Thursday, 1 March 2018

How to build empathy

I was talking to a friend a few days ago and it suddenly hit me that the little bit of empathy that I have been able to develop over the course of my life has been because of my parents. More specifically, by the small things that they taught me to do. 

I used to live alone at home and during summer breaks, couriers or posts would get delivered in the afternoon. I was taught to always offer water to the person delivering the post/courier. I was made aware of the fact that in Ahmedabad's blistering heat, these people work outside so offering water was the least we could do. 

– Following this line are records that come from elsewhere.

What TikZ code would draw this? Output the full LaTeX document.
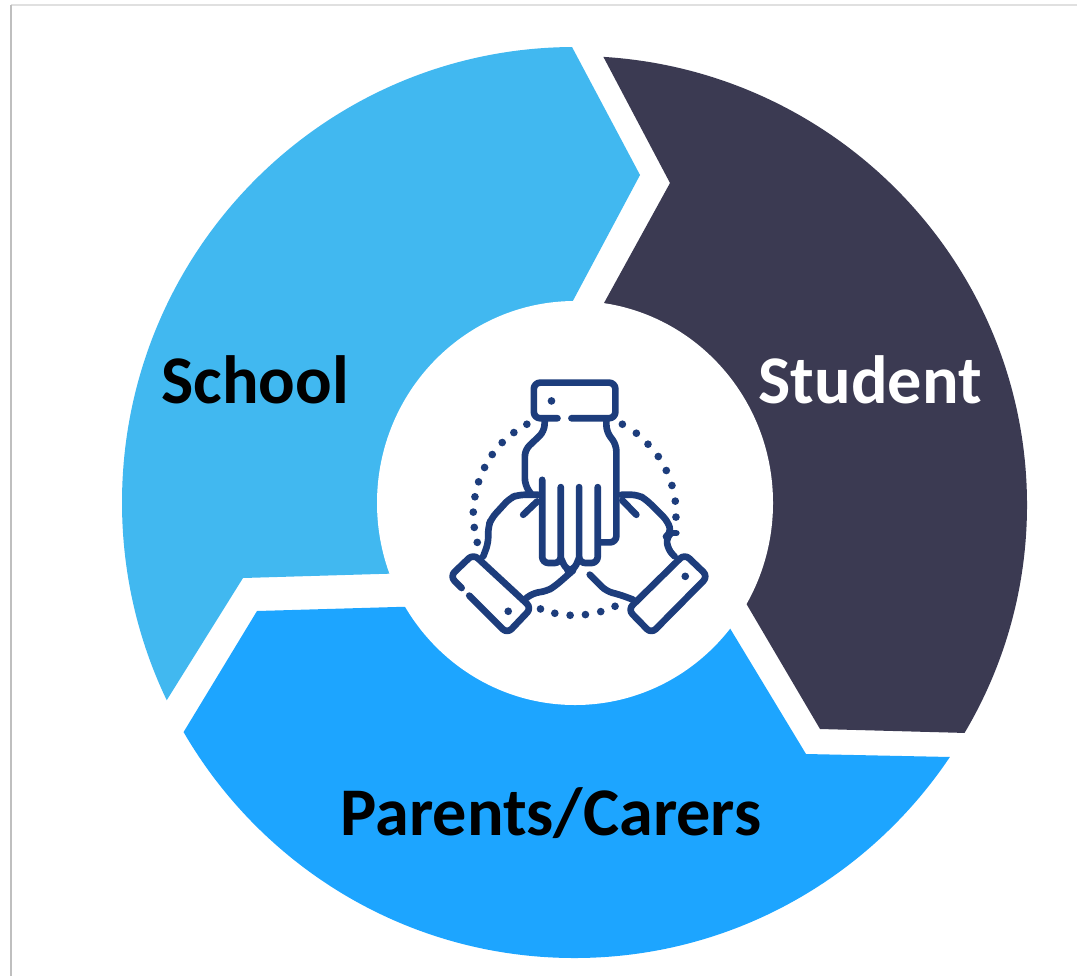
\documentclass[tikz,border=0pt]{standalone}
\usepackage{fontspec}
\setmainfont{Carlito}
\definecolor{schoolblue}{HTML}{41B8F0}
\definecolor{studentgrey}{HTML}{3B3A52}
\definecolor{parentblue}{HTML}{1DA5FF}
\definecolor{iconblue}{HTML}{1D3D7C}
\begin{document}
\begin{tikzpicture}[
    x=0.01cm, y=-0.01cm,
    segtext/.style={font=\bfseries\fontsize{19.4}{23}\selectfont, inner sep=0pt},
    icon/.style={draw=iconblue, line width=1.9pt, line cap=round, line join=round, rounded corners=1.8pt}
]
    \useasboundingbox (0,0) rectangle (1077,976);
    \fill[white] (0,0) rectangle (1077,976);

    % Rahmen
    \draw[black!12, line width=0.6pt] (11,5) -- (1077,5);
    \draw[black!25, line width=0.6pt] (11,5) -- (11,976);

    % Segmente
    \begin{scope}
        \clip (574.5,502.5) ellipse (452.5 and 455.5);
        \fill[schoolblue] (555,15) -- (640,175) -- (520,400) -- (480,571) -- (243,578) -- (140,743) -- (0,743) -- (0,15) -- cycle;
        \fill[parentblue] (951,757) -- (806,754) -- (731,630) -- (660,513) -- (500,604) -- (257,611) -- (183,733) -- (140,804) -- (140,976) -- (1077,976) -- (1077,760) -- cycle;
    \end{scope}
    \begin{scope}
        \clip (575,505) ellipse (452 and 449);
        \fill[studentgrey] (586,24) -- (670,183) -- (560,383) -- (660,457) -- (820,729) -- (967,733) -- (1077,736) -- (1077,24) -- cycle;
    \end{scope}
    \fill[white] (575,503) ellipse (198 and 202);

    % Beschriftung
    \node[segtext, text=black] (school) at (255,380) {School};
    \node[segtext, text=white] (student) at (870,380) {Student};
    \node[segtext, text=black] (parents) at (551,813) {Parents/Carers};

    % Haende
    \begin{scope}[shift={(430,360)}, x=0.00333cm, y=-0.00333cm]
        % obere Hand
        \draw[icon] (383,175) -- (312,175) -- (312,68) -- (557,68) -- (557,175) -- (425,175);
        \draw[icon] (345,180) -- (343,215) -- (285,270) -- (285,375) -- (305,405);
        \draw[icon] (530,180) -- (530,215) -- (560,255) -- (560,548) -- (510,548);
        \draw[icon] (337,360) -- (337,610) -- (393,610) -- (393,382);
        \draw[icon] (393,595) -- (410,632) -- (432,632) -- (448,595);
        \draw[icon] (448,382) -- (448,610) -- (504,610) -- (504,382);
        % linke Hand
        \draw[icon] (325,405) -- (265,405) -- (240,415) -- (185,475) -- (175,500) -- (175,550) -- (160,590);
        \draw[icon] (322,425) -- (280,465);
        \draw[icon] (290,715) -- (310,700) -- (350,695) -- (375,680) -- (430,632);
        \draw[icon] (95,685) -- (60,650) -- (130,583) -- (305,745) -- (232,822) -- (118,708);
        % rechte Hand
        \draw[icon] (575,405) -- (625,405) -- (650,420) -- (715,485) -- (725,520) -- (710,530) -- (715,570) -- (735,590);
        \draw[icon] (578,422) -- (620,465);
        \draw[icon] (725,520) -- (740,520);
        \draw[icon] (480,645) -- (530,695) -- (570,705) -- (610,720);
        \draw[icon] (765,583) -- (835,650) -- (665,822) -- (595,750) -- cycle;
        % Punkte
        \foreach \px/\py in {365/123, 235/755, 767/650,
            291/193, 252/218, 217/248, 187/284, 164/323, 146/366, 135/411, 130/457, 133/503, 142/548,
            578/193, 620/220, 655/253, 686/290, 710/332, 727/377, 737/424, 739/472,
            332/748, 375/761, 421/767, 467/765, 513/756, 556/740}
            \fill[iconblue] (\px,\py) circle (11.5);
    \end{scope}
\end{tikzpicture}
\end{document}
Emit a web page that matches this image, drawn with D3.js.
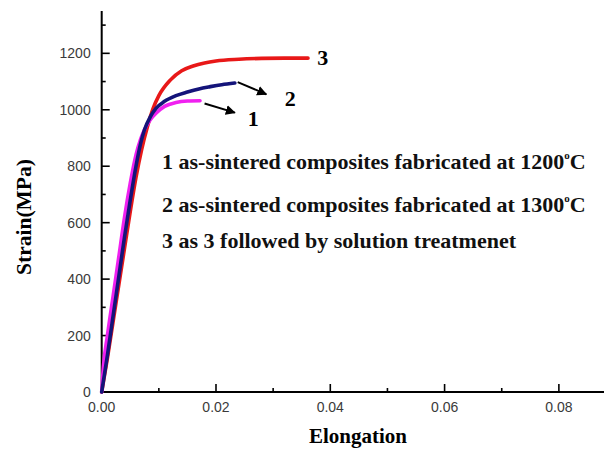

Arjun bhai is the name of the person who washes the dishes at my home. I eat lunch at 11:30 or 12:00 and he comes to wash the dishes at 3:00pm. There were once a few days when he took a leave and I was helping my mother with the plates in the evening. Now the plates had dried up because they had been lying in the sink for a while now. My mother used it as a teaching moment and taught me how before you put your plate in the sink, always wash it with water so that it becomes easier for the person who is going to clean them properly later on. I know it might not seem like a big thing but I think you only realize the difference when you are washing the plates that were put in the sink a few hours ago and were not washed. Similar story for picking up your plate after you have finished eating. 

When I started driving a two wheeler, I was my parent's official Uber moto. I used to take them wherever they wanted to go. I liked to drive and they wanted to coach me on being a better driver. One thing that they would always focus on was how and where I parked my vehicle. I was taught how a vehicle on a side stand takes up a lot more space than a vehicle on a double stand. I was taught how you should always be aware of where you are parking the vehicle least it becomes a problem for someone else. 

The point of these three instances (and many more) was that they were little things. All it required was for someone to make you aware of something. The change it brought was immense. It was a lens shift for me right from my childhood. I was always pushed to think from the other person's perspective. I was pushed to care about other people and shown why I should do it. 

My parents, knowingly or unknowingly, were building empathy. I don't think I am the most empathetic person in the world, far from it. I believe that I am slightly more empathetic because of these small actions that my parents took. 

What are such small things you can do for the students in your class? What can you do to build empathy in yourself? 

Building empathy is not a goal. Its a journey. Start today.